Deze vraag heb ik de afgelopen periode, sinds ik bezig ben met fondsen werven voor mijn vervolgopleiding vaker gehoord.
Er zijn meerdere onderdelen aan de opleiding. Gebruikelijk is het om eerst te leren voor gevogelte (ofoth) en daarna voor kleinvee en vee (behemoth), omdat elk gedeelte behoorlijk complex is.
Voor elk examen heb je het theoretische en het praktische gedeelte. De theorie noemen we de ‘halacha’, de Joodse regels, in dit geval omtrent de koosjere slacht (sjechita). Om de theorie te leren gebruikte ik bij beide gedeelten de Misjnee Tora van de Rambam en de Sjoelchan Aroech van de Maran, plus nog enkele kleinere werken met commentaren. Om over deze stof vervolgens mondelinge en/of schriftelijke examens te maken.
Bij het eerste gedeelte, dat ik deed in Jeruzalem bij Midrash Sepharadi, was het grootste en lastigste gedeelte van de praktijk het leren slijpen van het slachtmes. Bij de koosjere slacht, in tegenstelling tot bij de industriële slacht en de halal-slacht, mogen er geen bramen op het mes zitten. Dit is een absoluut verbod, omdat bramen op het mes pijn kunnen veroorzaken bij het dier. We weten allemaal bijvoorbeeld dat je je kunt snijden aan vlijmscherp glas, zonder dit door te hebben. Het zijn bramen op het mes die pijnsensaties veroorzaken. Om deze bramen op het mes te herkennen en te kunnen wegwerken kost ontzettend veel tijd en ervaring. Ik ben daar heel veel dagen van ochtend tot avond mee bezig geweest en kreeg bij elk goed resultaat van mijn leraar weer een mes met verse bramen mee. “Wax in, wax out”, die ervaring uit de ”Karate Kid’ (1984) dus. 😉
Zodra de theorie over het eerste gedeelte en dit stukje praktijk op orde is, is het tijd voor het laatste praktijkgedeelte van dit eerste gedeelte, het slachten van kippen. Dit vereist ook een ervaren leraar, omdat het dier zo min mogelijk stress mag ervaren vanuit de Joodse wet. De koosjere slacht moet meerdere malen correct voorgedaan worden in aanwezigheid van je leraar, waarna je officieel geslaagd bent voor het eerste gedeelte.

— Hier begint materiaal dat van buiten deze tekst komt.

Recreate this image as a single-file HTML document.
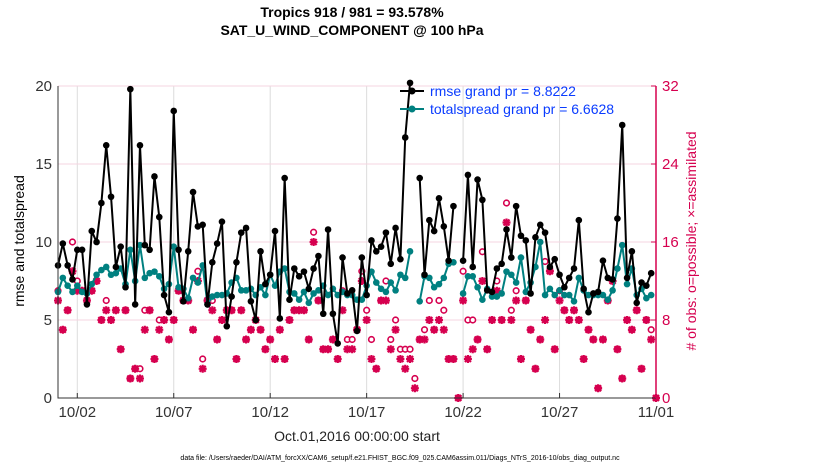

In het tweede gedeelte, dat over kleinvee en vee gaat, is de studiestof enorm veel uitgebreider en complexer. In de Misjnee Tora staan 70 punten genoemd waarop we bij controle van het dier na de geslaagde koosjere slacht toch moeten concluderen dat het dier niet geschikt is voor de koosjere consumptie. Op deze punten controleert men niet in de industriële slacht en de halal-slacht. Bij dieren (voornamelijk kippen) die bij mij afvallen voor de koosjere consumptie geef ik aan Marokkaans-islamitische buren, want volgens de islam is dit vlees nog wel halal.
Om de 70 punten waarop een dier na een geslaagde slacht alsnog afgekeurd kan worden te herkennen is ook ontzettend veel ervaring nodig onder begeleiding van een leraar. Het theoretische gedeelte moet perfect gememoriseerd zijn, ik ben daar al een goed jaar mee bezig en nog niet tevreden, om maar een indicatie te geven. En ik heb de aspiratie om sjechita-trainer te worden, dus er is nog flink werk aan de winkel!
Naast deze 70 punten zijn er ook nog de verboden vetten en de heupzenuw (גִּיד הַנָּשֶׁה) die verwijderd moeten worden. Ook dit is zeer complex en een minutieus werk, waar veel ervaring en engelengeduld voor nodig is. De Eeuwige laat ons Joden hard en lang werken als wij vlees willen eten. Het is niet bepaald een aanmoedigingsbeleid, hoewel vlees eten deel is van de Hebreeuwse cultuur.
Ook dit praktijkgedeelte moet worden afgesloten met meerdere koosjere slachten in het bijzijn van een leraar, waarna je ook geslaagd bent voor het tweede gedeelte.